Il rischio, secondo Confcommercio, è di perdere in tutto altre 114mila imprese entro il 2035. Quindi oltre un quinto delle attività oggi esistenti sparirebbe. Con «gravi conseguenze» secondo l’associazione «per l’economia urbana, la qualità della vita e la coesione sociale». Da qui la richiesta di nuove ed efficaci politiche di rigenerazione urbana al livello locale e nazionale, con una cabina di regia che metta assieme fondi europei di coesione, Pnrr e risorse di Comuni e Regioni a favore soprattutto delle periferie e dei piccoli borghi. Per complessive decine di miliardi nei prossimi dieci anni.

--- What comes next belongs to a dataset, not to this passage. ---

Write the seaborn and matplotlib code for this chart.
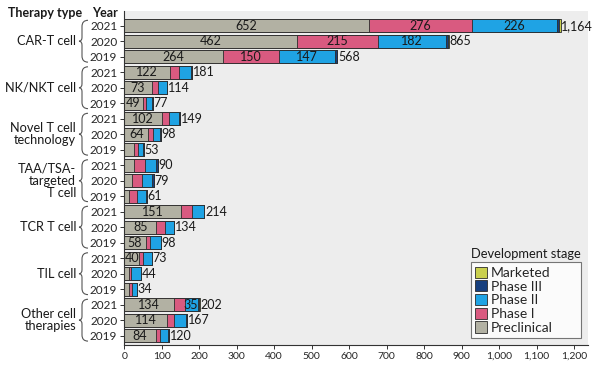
import numpy as np
import pandas as pd
import matplotlib
matplotlib.use("Agg")
import matplotlib.pyplot as plt
import matplotlib.transforms as mtransforms
from matplotlib.path import Path
from matplotlib.patches import Patch, PathPatch
import seaborn as sns

# === Data ===
therapies = ["CAR-T cell", "NK/NKT cell", "Novel T cell\ntechnology",
             "TAA/TSA-\ntargeted\nT cell", "TCR T cell", "TIL cell",
             "Other cell\ntherapies"]
years = ["2021", "2020", "2019"]

preclinical = [652, 462, 264, 122, 73, 49, 102, 64, 26, 25, 21, 14,
               151, 85, 58, 40, 14, 14, 134, 114, 84]
phase1 = [276, 215, 150, 23, 17, 8, 18, 14, 12, 31, 27, 20,
          30, 24, 12, 9, 5, 8, 27, 20, 12]
phase2 = [226, 182, 147, 34, 23, 18, 27, 18, 12, 29, 27, 24,
          32, 24, 28, 24, 25, 12, 35, 32, 22]
phase3 = [6, 5, 6, 2, 1, 2, 2, 2, 3, 5, 4, 3,
          1, 1, 0, 0, 0, 0, 4, 1, 2]
marketed = [4, 1, 1, 0, 0, 0, 0, 0, 0, 0, 0, 0,
            0, 0, 0, 0, 0, 0, 2, 0, 0]
totals = [1164, 865, 568, 181, 114, 77, 149, 98, 53, 90, 79, 61,
          214, 134, 98, 73, 44, 34, 202, 167, 120]

# which inside labels are printed in the original
show_pre = [1, 1, 1, 1, 1, 1, 1, 1, 0, 0, 0, 0,
            1, 1, 1, 1, 0, 0, 1, 1, 1]
show_p1 = [1, 1, 1] + [0] * 18
show_p2 = [1, 1, 1] + [0] * 15 + [1, 0, 0]

colors = {
    "Marketed": "#c9cf4e",
    "Phase III": "#173f7e",
    "Phase II": "#1fa3e4",
    "Phase I": "#d95a80",
    "Preclinical": "#b2b1a3",
}

# === Build table ===
rows = [f"{t}|{y}" for t in therapies for y in years]
df = pd.DataFrame({
    "row": rows,
    "Preclinical": preclinical,
    "Phase I": phase1,
    "Phase II": phase2,
    "Phase III": phase3,
    "Marketed": marketed,
})
stages = ["Preclinical", "Phase I", "Phase II", "Phase III", "Marketed"]
cum = df[stages].cumsum(axis=1)

sns.set_style("white")
plt.rcParams["font.family"] = ["Lato", "DejaVu Sans"]

fig = plt.figure(figsize=(6, 3.73), dpi=100)
ax = fig.add_axes([0.207, 0.0751, 0.773, 0.8954])
ax.set_facecolor("#ededed")

# stacked bars: draw cumulative totals from the top stage down
for stage in stages[::-1]:
    sns.barplot(x=cum[stage], y=df["row"], order=rows, orient="h",
                color=colors[stage], edgecolor="#2b2b2b", linewidth=0.6,
                width=0.84, saturation=1, ax=ax)

# labels inside segments
fs = 9
for i in range(len(rows)):
    if show_pre[i]:
        ax.text(preclinical[i] / 2, i, str(preclinical[i]), ha="center",
                va="center", fontsize=fs, color="#1a1a1a")
    if show_p1[i]:
        ax.text(cum["Preclinical"][i] + phase1[i] / 2, i, str(phase1[i]),
                ha="center", va="center", fontsize=fs, color="#1a1a1a")
    if show_p2[i]:
        ax.text(cum["Phase I"][i] + phase2[i] / 2, i, str(phase2[i]),
                ha="center", va="center", fontsize=fs, color="#1a1a1a")
    ax.text(cum["Marketed"][i] + 2, i, f"{totals[i]:,}", ha="left",
            va="center", fontsize=fs, color="#1a1a1a")

ax.set_xlim(0, 1237)
ax.set_ylim(20.6, -0.95)
ax.set_xticks(range(0, 1300, 100))
ax.set_xticklabels([f"{v:,}" for v in range(0, 1300, 100)], fontsize=7.5)
ax.set_yticks(range(len(rows)))
ax.set_yticklabels(years * len(therapies), fontsize=8.5)
ax.set_xlabel("")
ax.set_ylabel("")
ax.tick_params(axis="both", length=3, width=0.7, color="#333333",
               pad=2, left=True, bottom=True)
for s in ["top", "right"]:
    ax.spines[s].set_visible(False)
for s in ["left", "bottom"]:
    ax.spines[s].set_color("#333333")
    ax.spines[s].set_linewidth(0.8)

# therapy labels and braces
trans = mtransforms.blended_transform_factory(fig.transFigure, ax.transData)
px = lambda v: v / 600
for g, name in enumerate(therapies):
    mid = g * 3 + 1
    ax.text(px(76), mid, name, transform=trans, ha="right", va="center",
            multialignment="right", fontsize=9.2, linespacing=1.0,
            color="#1a1a1a", clip_on=False)
    top, bot = mid - 1.35, mid + 1.35
    verts = [(px(88), top), (px(82), top), (px(82), top + 0.4),
             (px(82), mid - 0.25),
             (px(82), mid), (px(79), mid),
             (px(82), mid), (px(82), mid + 0.25),
             (px(82), bot - 0.4),
             (px(82), bot), (px(88), bot)]
    codes = [Path.MOVETO, Path.CURVE3, Path.CURVE3, Path.LINETO,
             Path.CURVE3, Path.CURVE3, Path.CURVE3, Path.CURVE3,
             Path.LINETO, Path.CURVE3, Path.CURVE3]
    ax.add_patch(PathPatch(Path(verts, codes), transform=trans, fill=False,
                           edgecolor="#555555", linewidth=0.8, clip_on=False))

fig.text(px(8), 1 - 13 / 373, "Therapy type", ha="left", va="center",
         fontsize=9, fontweight="bold", color="#1a1a1a")
fig.text(px(92), 1 - 13 / 373, "Year", ha="left", va="center",
         fontsize=9, fontweight="bold", color="#1a1a1a")

# legend
handles = [Patch(facecolor=colors[s], edgecolor="#2b2b2b", linewidth=0.6,
                 label=s) for s in stages[::-1]]
leg = ax.legend(handles=handles, loc="lower left", mode="expand",
                bbox_to_anchor=(471 / 600, 1 - 338 / 373, 110 / 600, 76 / 373),
                bbox_transform=fig.transFigure, fontsize=10,
                frameon=True, fancybox=False, handlelength=0.85,
                handleheight=0.85, handletextpad=0.3, labelspacing=0.1,
                borderpad=0.3, borderaxespad=0)
leg.get_frame().set_edgecolor("#555555")
leg.get_frame().set_linewidth(0.8)
fig.text(px(471), 1 - 254 / 373, "Development stage", ha="left",
         va="center", fontsize=9.3, color="#1a1a1a")

fig.savefig("out.png", dpi=100)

Ma anche potenziare l’iniziativa, attiva dagli anni ‘90, dei Distretti urbani dello sviluppo economico (entità territoriali in cui Comuni, imprese e associazioni collaborano per promuovere il tessuto commerciale e urbano), con regole semplici e uguali, così come obiettivi minimi, per tutte le Regioni. E ancora: dei patti tra Stato e aziende per rilanciare i quartieri (rendendoli più vivi e quindi appetibili per le attività commerciali), compresi più accordi immobiliari per gli spazi di comunità. E infine interventi immediati, come programmi comunali anti-desertificazione, per riutilizzare gli oltre 105mila locali adattabili a negozi, ma sfitti, un quarto dei quali da oltre un anno. Si può fare, per Confcommercio, con canoni calmierati e incentivi pubblici e privati.